• **DATA BLOCK**
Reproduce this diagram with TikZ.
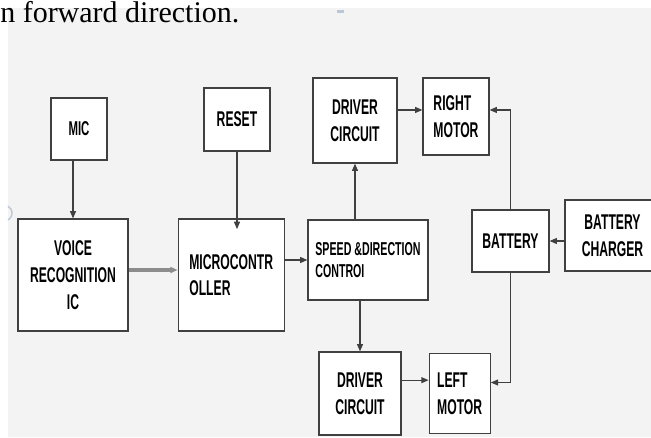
\documentclass[tikz,border=0pt]{standalone}
\usepackage{fontspec}
\setmainfont{Liberation Serif}
\newfontfamily\condsans[FakeStretch=0.57]{Liberation Sans}
\usetikzlibrary{positioning, arrows.meta}
\definecolor{PanelGray}{HTML}{F3F3F3}
\definecolor{LineGray}{HTML}{404040}
\definecolor{MarkBlue}{HTML}{B9C7D6}

\begin{document}
\begin{tikzpicture}[
  x=0.75pt, y=-0.75pt,
  blk/.style={draw=LineGray, fill=white, line width=0.9pt, align=center,
    inner sep=2pt, font=\condsans\bfseries\fontsize{16}{20}\selectfont},
  arr/.style={-{Triangle[length=5.5pt, width=4.5pt]}, line width=0.85pt, LineGray},
  fatarr/.style={-{Triangle[length=5.5pt, width=4.5pt]}, line width=2.4pt, black!45}
]
  \useasboundingbox (0,0) rectangle (651,437);
  \clip (0,0) rectangle (651,437);

  % Page background and scan marks
  \fill[PanelGray] (8,8) rectangle (651,437);
  \fill[MarkBlue] (337,10) rectangle (344,13);
  \draw[MarkBlue, line width=1pt] (8,220) arc[start angle=60, end angle=-60, radius=8];
  \node[anchor=base west, inner sep=0, font=\fontsize{22.5}{26}\selectfont] (caption)
    at (0,22) {n forward direction.};

  % Input side
  \node[blk, minimum width=42pt, minimum height=46.5pt,
    font=\condsans\bfseries\fontsize{15}{18}\selectfont] (mic) at (79,129) {MIC};
  \node[blk, minimum width=82.5pt, minimum height=84pt] (voice) at (73,275)
    {VOICE\\RECOGNITION\\IC};

  % Controller
  \node[blk, minimum width=49.5pt, minimum height=47.25pt] (reset) at (237,119.5) {RESET};
  \node[blk, right=36.75pt of voice, minimum width=79.5pt, minimum height=84pt,
    align=left] (micro) {MICROCONTR\\OLLER};

  % Speed and direction control
  \node[blk, minimum width=90pt, minimum height=60pt, align=left,
    font=\condsans\bfseries\fontsize{14}{17}\selectfont] (speed) at (368,260)
    {SPEED \&DIRECTION\\CONTROI};

  % Right drive
  \node[blk, minimum width=63pt, minimum height=63.75pt] (drvA) at (355,120.5)
    {DRIVER\\CIRCUIT};
  \node[blk, minimum width=49.5pt, minimum height=57.75pt, align=left] (rmotor)
    at (456,116.5) {RIGHT\\MOTOR};

  % Left drive
  \node[blk, minimum width=61.5pt, minimum height=62.25pt] (drvB) at (360,393.5)
    {DRIVER\\CIRCUIT};
  \node[blk, right=20.25pt of drvB, minimum width=45.75pt, minimum height=60pt,
    align=left] (lmotor) {LEFT\\MOTOR};

  % Power
  \node[blk, minimum width=57.75pt, minimum height=46.5pt] (batt) at (510.5,241) {BATTERY};
  \node[blk, minimum width=71.25pt, minimum height=53.25pt] (charger) at (612.5,235.5)
    {BATTERY\\CHARGER};

  % Arrows
  \draw[arr] (mic.south -| voice.north) -- (voice.north);
  \draw[arr] (reset.south) -- ([yshift=-8pt]reset.south |- micro.north);
  \draw[fatarr] ([yshift=3.75pt]voice.east) -- ([yshift=3.75pt]voice.east -| micro.west);
  \draw[arr] (speed.west -| micro.east) -- (speed.west);
  \draw[arr] (speed.north -| drvA.south) -- (drvA.south);
  \draw[arr] ([yshift=7.9pt]drvA.east) -- ([yshift=7.9pt]drvA.east -| rmotor.west);
  \draw[arr] (batt.north) |- ([yshift=4.9pt]rmotor.east);
  \draw[arr] (charger.west |- batt.east) -- (batt.east);
  \draw[arr] (speed.south -| drvB.north) -- (drvB.north);
  \draw[arr] ([yshift=10pt]drvB.east) -- ([yshift=10pt]drvB.east -| lmotor.west);
  \draw[arr] (batt.south) |- ([yshift=8.25pt]lmotor.east);
\end{tikzpicture}
\end{document}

• **WHAT THE EXERCISE ASKS**
Make an exact copy of the data above, pictures excluded.

• **RESULT FOR THIS TASK**
Reproduce this diagram with TikZ.
\documentclass[tikz,border=0pt]{standalone}
\usepackage{fontspec}
\setmainfont{Liberation Serif}
\newfontfamily\condsans[FakeStretch=0.57]{Liberation Sans}
\usetikzlibrary{positioning, arrows.meta}
\definecolor{PanelGray}{HTML}{F3F3F3}
\definecolor{LineGray}{HTML}{404040}
\definecolor{MarkBlue}{HTML}{B9C7D6}

\begin{document}
\begin{tikzpicture}[
  x=0.75pt, y=-0.75pt,
  blk/.style={draw=LineGray, fill=white, line width=0.9pt, align=center,
    inner sep=2pt, font=\condsans\bfseries\fontsize{16}{20}\selectfont},
  arr/.style={-{Triangle[length=5.5pt, width=4.5pt]}, line width=0.85pt, LineGray},
  fatarr/.style={-{Triangle[length=5.5pt, width=4.5pt]}, line width=2.4pt, black!45}
]
  \useasboundingbox (0,0) rectangle (651,437);
  \clip (0,0) rectangle (651,437);

  % Page background and scan marks
  \fill[PanelGray] (8,8) rectangle (651,437);
  \fill[MarkBlue] (337,10) rectangle (344,13);
  \draw[MarkBlue, line width=1pt] (8,220) arc[start angle=60, end angle=-60, radius=8];
  \node[anchor=base west, inner sep=0, font=\fontsize{22.5}{26}\selectfont] (caption)
    at (0,22) {n forward direction.};

  % Input side
  \node[blk, minimum width=42pt, minimum height=46.5pt,
    font=\condsans\bfseries\fontsize{15}{18}\selectfont] (mic) at (79,129) {MIC};
  \node[blk, minimum width=82.5pt, minimum height=84pt] (voice) at (73,275)
    {VOICE\\RECOGNITION\\IC};

  % Controller
  \node[blk, minimum width=49.5pt, minimum height=47.25pt] (reset) at (237,119.5) {RESET};
  \node[blk, right=36.75pt of voice, minimum width=79.5pt, minimum height=84pt,
    align=left] (micro) {MICROCONTR\\OLLER};

  % Speed and direction control
  \node[blk, minimum width=90pt, minimum height=60pt, align=left,
    font=\condsans\bfseries\fontsize{14}{17}\selectfont] (speed) at (368,260)
    {SPEED \&DIRECTION\\CONTROI};

  % Right drive
  \node[blk, minimum width=63pt, minimum height=63.75pt] (drvA) at (355,120.5)
    {DRIVER\\CIRCUIT};
  \node[blk, minimum width=49.5pt, minimum height=57.75pt, align=left] (rmotor)
    at (456,116.5) {RIGHT\\MOTOR};

  % Left drive
  \node[blk, minimum width=61.5pt, minimum height=62.25pt] (drvB) at (360,393.5)
    {DRIVER\\CIRCUIT};
  \node[blk, right=20.25pt of drvB, minimum width=45.75pt, minimum height=60pt,
    align=left] (lmotor) {LEFT\\MOTOR};

  % Power
  \node[blk, minimum width=57.75pt, minimum height=46.5pt] (batt) at (510.5,241) {BATTERY};
  \node[blk, minimum width=71.25pt, minimum height=53.25pt] (charger) at (612.5,235.5)
    {BATTERY\\CHARGER};

  % Arrows
  \draw[arr] (mic.south -| voice.north) -- (voice.north);
  \draw[arr] (reset.south) -- ([yshift=-8pt]reset.south |- micro.north);
  \draw[fatarr] ([yshift=3.75pt]voice.east) -- ([yshift=3.75pt]voice.east -| micro.west);
  \draw[arr] (speed.west -| micro.east) -- (speed.west);
  \draw[arr] (speed.north -| drvA.south) -- (drvA.south);
  \draw[arr] ([yshift=7.9pt]drvA.east) -- ([yshift=7.9pt]drvA.east -| rmotor.west);
  \draw[arr] (batt.north) |- ([yshift=4.9pt]rmotor.east);
  \draw[arr] (charger.west |- batt.east) -- (batt.east);
  \draw[arr] (speed.south -| drvB.north) -- (drvB.north);
  \draw[arr] ([yshift=10pt]drvB.east) -- ([yshift=10pt]drvB.east -| lmotor.west);
  \draw[arr] (batt.south) |- ([yshift=8.25pt]lmotor.east);
\end{tikzpicture}
\end{document}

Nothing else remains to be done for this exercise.